# [Provided material]
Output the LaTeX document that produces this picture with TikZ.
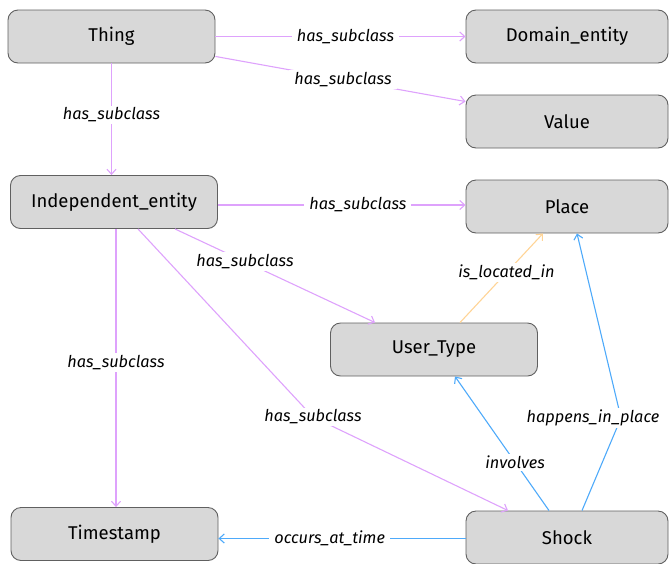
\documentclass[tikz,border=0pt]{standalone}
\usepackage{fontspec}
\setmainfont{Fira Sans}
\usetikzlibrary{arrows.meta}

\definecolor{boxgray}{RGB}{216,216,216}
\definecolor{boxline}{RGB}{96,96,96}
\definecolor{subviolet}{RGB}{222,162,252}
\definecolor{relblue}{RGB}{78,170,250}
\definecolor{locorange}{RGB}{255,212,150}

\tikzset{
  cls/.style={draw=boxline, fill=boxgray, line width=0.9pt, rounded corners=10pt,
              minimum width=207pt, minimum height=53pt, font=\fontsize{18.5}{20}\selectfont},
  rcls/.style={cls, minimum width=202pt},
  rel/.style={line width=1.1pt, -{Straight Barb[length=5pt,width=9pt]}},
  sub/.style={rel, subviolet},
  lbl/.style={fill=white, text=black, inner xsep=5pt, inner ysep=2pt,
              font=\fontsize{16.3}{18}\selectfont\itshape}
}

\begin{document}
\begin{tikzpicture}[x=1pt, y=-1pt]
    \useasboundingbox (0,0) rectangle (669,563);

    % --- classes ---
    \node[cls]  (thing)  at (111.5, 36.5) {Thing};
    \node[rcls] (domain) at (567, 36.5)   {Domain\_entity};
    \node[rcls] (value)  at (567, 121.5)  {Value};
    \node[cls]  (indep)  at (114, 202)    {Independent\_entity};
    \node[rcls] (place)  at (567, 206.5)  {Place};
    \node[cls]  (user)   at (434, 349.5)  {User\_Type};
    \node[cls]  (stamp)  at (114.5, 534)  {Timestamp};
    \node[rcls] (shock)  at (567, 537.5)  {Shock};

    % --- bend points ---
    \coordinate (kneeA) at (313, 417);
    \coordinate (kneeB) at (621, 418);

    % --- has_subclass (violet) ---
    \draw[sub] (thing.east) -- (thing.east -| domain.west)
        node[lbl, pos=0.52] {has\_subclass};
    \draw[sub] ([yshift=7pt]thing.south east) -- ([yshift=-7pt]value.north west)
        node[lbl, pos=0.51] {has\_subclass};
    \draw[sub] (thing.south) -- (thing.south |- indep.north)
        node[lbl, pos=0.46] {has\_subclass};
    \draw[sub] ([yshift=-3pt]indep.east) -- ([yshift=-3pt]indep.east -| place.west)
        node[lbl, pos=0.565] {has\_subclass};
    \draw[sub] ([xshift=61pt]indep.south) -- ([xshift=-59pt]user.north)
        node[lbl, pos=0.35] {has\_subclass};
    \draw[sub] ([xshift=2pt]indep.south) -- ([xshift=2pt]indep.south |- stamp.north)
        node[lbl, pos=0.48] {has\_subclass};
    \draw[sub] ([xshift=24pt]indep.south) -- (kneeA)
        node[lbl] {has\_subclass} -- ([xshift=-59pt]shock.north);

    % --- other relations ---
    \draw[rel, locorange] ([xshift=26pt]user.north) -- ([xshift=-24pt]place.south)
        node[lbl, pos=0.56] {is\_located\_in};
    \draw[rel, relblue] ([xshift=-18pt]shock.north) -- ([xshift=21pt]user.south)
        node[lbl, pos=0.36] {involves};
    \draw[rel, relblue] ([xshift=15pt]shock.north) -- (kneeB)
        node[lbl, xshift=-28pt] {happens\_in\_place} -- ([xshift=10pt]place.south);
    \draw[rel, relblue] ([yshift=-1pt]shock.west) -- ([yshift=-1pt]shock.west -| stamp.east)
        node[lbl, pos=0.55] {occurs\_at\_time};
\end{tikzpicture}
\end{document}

# [Exercise brief]
Please take the lines from the beginning of the data above through the line holding "at (567, 537.5)" and transcribe them exactly, without any pictures.

# [Exercise answer]
Output the LaTeX document that produces this picture with TikZ.
\documentclass[tikz,border=0pt]{standalone}
\usepackage{fontspec}
\setmainfont{Fira Sans}
\usetikzlibrary{arrows.meta}

\definecolor{boxgray}{RGB}{216,216,216}
\definecolor{boxline}{RGB}{96,96,96}
\definecolor{subviolet}{RGB}{222,162,252}
\definecolor{relblue}{RGB}{78,170,250}
\definecolor{locorange}{RGB}{255,212,150}

\tikzset{
  cls/.style={draw=boxline, fill=boxgray, line width=0.9pt, rounded corners=10pt,
              minimum width=207pt, minimum height=53pt, font=\fontsize{18.5}{20}\selectfont},
  rcls/.style={cls, minimum width=202pt},
  rel/.style={line width=1.1pt, -{Straight Barb[length=5pt,width=9pt]}},
  sub/.style={rel, subviolet},
  lbl/.style={fill=white, text=black, inner xsep=5pt, inner ysep=2pt,
              font=\fontsize{16.3}{18}\selectfont\itshape}
}

\begin{document}
\begin{tikzpicture}[x=1pt, y=-1pt]
    \useasboundingbox (0,0) rectangle (669,563);

    % --- classes ---
    \node[cls]  (thing)  at (111.5, 36.5) {Thing};
    \node[rcls] (domain) at (567, 36.5)   {Domain\_entity};
    \node[rcls] (value)  at (567, 121.5)  {Value};
    \node[cls]  (indep)  at (114, 202)    {Independent\_entity};
    \node[rcls] (place)  at (567, 206.5)  {Place};
    \node[cls]  (user)   at (434, 349.5)  {User\_Type};
    \node[cls]  (stamp)  at (114.5, 534)  {Timestamp};
    \node[rcls] (shock)  at (567, 537.5)  {Shock};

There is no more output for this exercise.